04 Mar 2020
- Gender balanced Olympic Games Tokyo 2020
- Full gender representation across all NOCs for the first time ever
- Rule change to allow one female and one male flagbearer at the Opening Ceremony
The Executive Board (EB) of the International Olympic Committee (IOC) today made two key decisions to draw even more attention to gender equality at the Olympic Summer Games, starting with Tokyo 2020.
“The Olympic Games Tokyo 2020 will be the first gender-balanced Olympic Games in history with 48.8 per cent women’s participation,” said IOC President Thomas Bach. “Today, the IOC EB also decided that there should be – for the first time ever – at least one female and one male athlete in every one of the 206 teams and the IOC Refugee Olympic Team participating at the Games of the Olympiad. Additionally, we have also changed the rules to allow National Olympic Committees to nominate a female and a male athlete to jointly bear their flag during the Opening Ceremony. We encourage all National Olympic Committees to make use of this option. With these two initiatives, the IOC is sending another extremely strong message to the world that gender balance is a reality at the Olympic Games,” Bach stressed.
Full gender representation across all NOCs for the first time ever
In order to ensure full gender representation across the teams from the 206 National Olympic Committees (NOCs), the EB decided that all NOCs should be represented by a minimum of one female and one male athlete at all editions of the Olympic Summer Games. This will be applied for the first time ever at the Olympic Games Tokyo 2020.
The EB ratified the principle of working with the International Federations (IFs) to allocate a limited number of additional quota places to NOCs that have not managed to qualify, or secured a tripartite invitation place, for a minimum of one man and one woman for the Olympic Games Tokyo 2020.
One female and one male flagbearer at the Opening Ceremony
The IOC EB approved a change to the IOC’s protocol guidelines to allow one female athlete and one male athlete of each NOC to bear the flag jointly during the Opening Ceremony of the Olympic Summer Games. All NOCs are encouraged to make use of this opportunity.
The Olympic journey towards gender equality
From 1900, when, for the first time, 22 women participated in the Olympic Games in Paris, until 2018, when the Youth Olympic Games in Buenos Aires was the first fully gender-balanced Olympic event ever, many efforts have been made by the IOC to achieve gender balance at Games time.

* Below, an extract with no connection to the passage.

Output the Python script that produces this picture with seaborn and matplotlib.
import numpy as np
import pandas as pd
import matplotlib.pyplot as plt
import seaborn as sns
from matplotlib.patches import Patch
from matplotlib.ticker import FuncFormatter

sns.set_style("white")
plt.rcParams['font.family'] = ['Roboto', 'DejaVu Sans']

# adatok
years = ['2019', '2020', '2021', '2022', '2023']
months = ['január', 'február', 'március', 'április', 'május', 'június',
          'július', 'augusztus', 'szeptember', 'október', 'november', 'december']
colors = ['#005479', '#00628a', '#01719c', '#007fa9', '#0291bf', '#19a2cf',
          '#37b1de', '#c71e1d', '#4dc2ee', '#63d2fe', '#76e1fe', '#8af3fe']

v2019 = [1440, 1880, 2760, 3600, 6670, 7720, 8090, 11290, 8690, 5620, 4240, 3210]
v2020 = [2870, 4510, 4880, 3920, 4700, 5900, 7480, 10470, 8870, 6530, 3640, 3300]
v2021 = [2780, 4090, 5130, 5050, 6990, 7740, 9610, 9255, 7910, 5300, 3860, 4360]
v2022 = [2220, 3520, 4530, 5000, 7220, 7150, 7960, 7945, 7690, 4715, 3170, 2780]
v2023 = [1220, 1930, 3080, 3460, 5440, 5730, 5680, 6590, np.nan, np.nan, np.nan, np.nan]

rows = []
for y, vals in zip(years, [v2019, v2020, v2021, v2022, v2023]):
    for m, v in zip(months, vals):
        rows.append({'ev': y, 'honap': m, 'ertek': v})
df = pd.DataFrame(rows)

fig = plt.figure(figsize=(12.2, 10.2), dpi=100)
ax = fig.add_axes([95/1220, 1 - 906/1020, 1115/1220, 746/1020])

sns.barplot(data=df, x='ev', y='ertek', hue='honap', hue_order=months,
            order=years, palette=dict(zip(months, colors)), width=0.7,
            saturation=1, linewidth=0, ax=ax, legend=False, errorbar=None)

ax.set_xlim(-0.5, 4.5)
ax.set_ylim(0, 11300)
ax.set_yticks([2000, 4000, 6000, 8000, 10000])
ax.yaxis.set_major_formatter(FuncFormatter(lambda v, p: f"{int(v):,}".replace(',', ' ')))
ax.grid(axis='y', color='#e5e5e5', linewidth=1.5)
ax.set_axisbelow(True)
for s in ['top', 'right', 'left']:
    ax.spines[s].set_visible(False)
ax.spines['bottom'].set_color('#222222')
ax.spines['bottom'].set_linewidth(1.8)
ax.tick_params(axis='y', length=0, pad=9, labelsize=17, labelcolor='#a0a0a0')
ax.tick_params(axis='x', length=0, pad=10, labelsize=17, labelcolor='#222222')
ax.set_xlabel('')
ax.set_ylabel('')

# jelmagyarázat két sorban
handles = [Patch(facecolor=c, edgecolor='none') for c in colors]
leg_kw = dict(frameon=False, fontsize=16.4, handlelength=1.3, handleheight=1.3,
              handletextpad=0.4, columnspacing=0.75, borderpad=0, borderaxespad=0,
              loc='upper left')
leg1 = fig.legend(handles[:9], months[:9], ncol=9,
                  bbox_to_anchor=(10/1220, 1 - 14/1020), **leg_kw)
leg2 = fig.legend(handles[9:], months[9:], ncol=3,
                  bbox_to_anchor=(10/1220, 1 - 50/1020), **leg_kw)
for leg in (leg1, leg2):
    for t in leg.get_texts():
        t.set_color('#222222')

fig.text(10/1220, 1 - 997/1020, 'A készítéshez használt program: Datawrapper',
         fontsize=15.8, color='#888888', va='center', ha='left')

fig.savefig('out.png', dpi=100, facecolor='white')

London 2012 marked the first time that all NOCs had managed to include at least one female athlete in their delegation in the history of the Games: Brunei, Saudi Arabia and Qatar all had female athletes as part of their delegations for the first time ever. However, no edition of the Olympic Games has enjoyed the landmark of having all 206 NOCs represented by at least one male and one female athlete together in their delegations.
In addition, a number of important decisions have recently been made to create a more gender-balanced event programme and athlete quotas for Tokyo 2020. Four IFs will move to gender-balanced events for the first time (Canoe, Rowing, Shooting and Weightlifting). At discipline level, gender balance will be achieved in BMX racing, mountain biking and freestyle wrestling. In terms of athlete quotas, six IFs will move to gender balance for the first time (Canoe, Judo, Rowing, Sailing, Shooting and Weightlifting).
All these actions will lead to an expected new record of 48.8 per cent women’s participation in Tokyo 2020, with a commitment to reach full gender equality for the Olympic Games Paris 2024.
The IOC itself has forged a new path in advancing gender equality in the sporting arena and beyond, as reaffirmed with the launch of its Gender Equality Review Project in 2018.
Both on and off the field of play, all stakeholders in the Olympic Movement are working towards better gender balance at the Olympic Games and Youth Olympic Games (YOG) and in the administration and leadership of sports organisations. Today’s decisions by the IOC EB reinforce this commitment. At the IOC for example, 46 per cent of IOC commission members are female. This is a historic high. Since 2013, as a result of Olympic Agenda 2020, female participation in the IOC commissions has more than doubled.
The International Olympic Committee is a not-for-profit independent international organisation made up of volunteers, which is committed to building a better world through sport. It redistributes more than 90 per cent of its income to the wider sporting movement, which means that every day the equivalent of 3.4 million US dollars goes to help athletes and sports organisations at all levels around the world.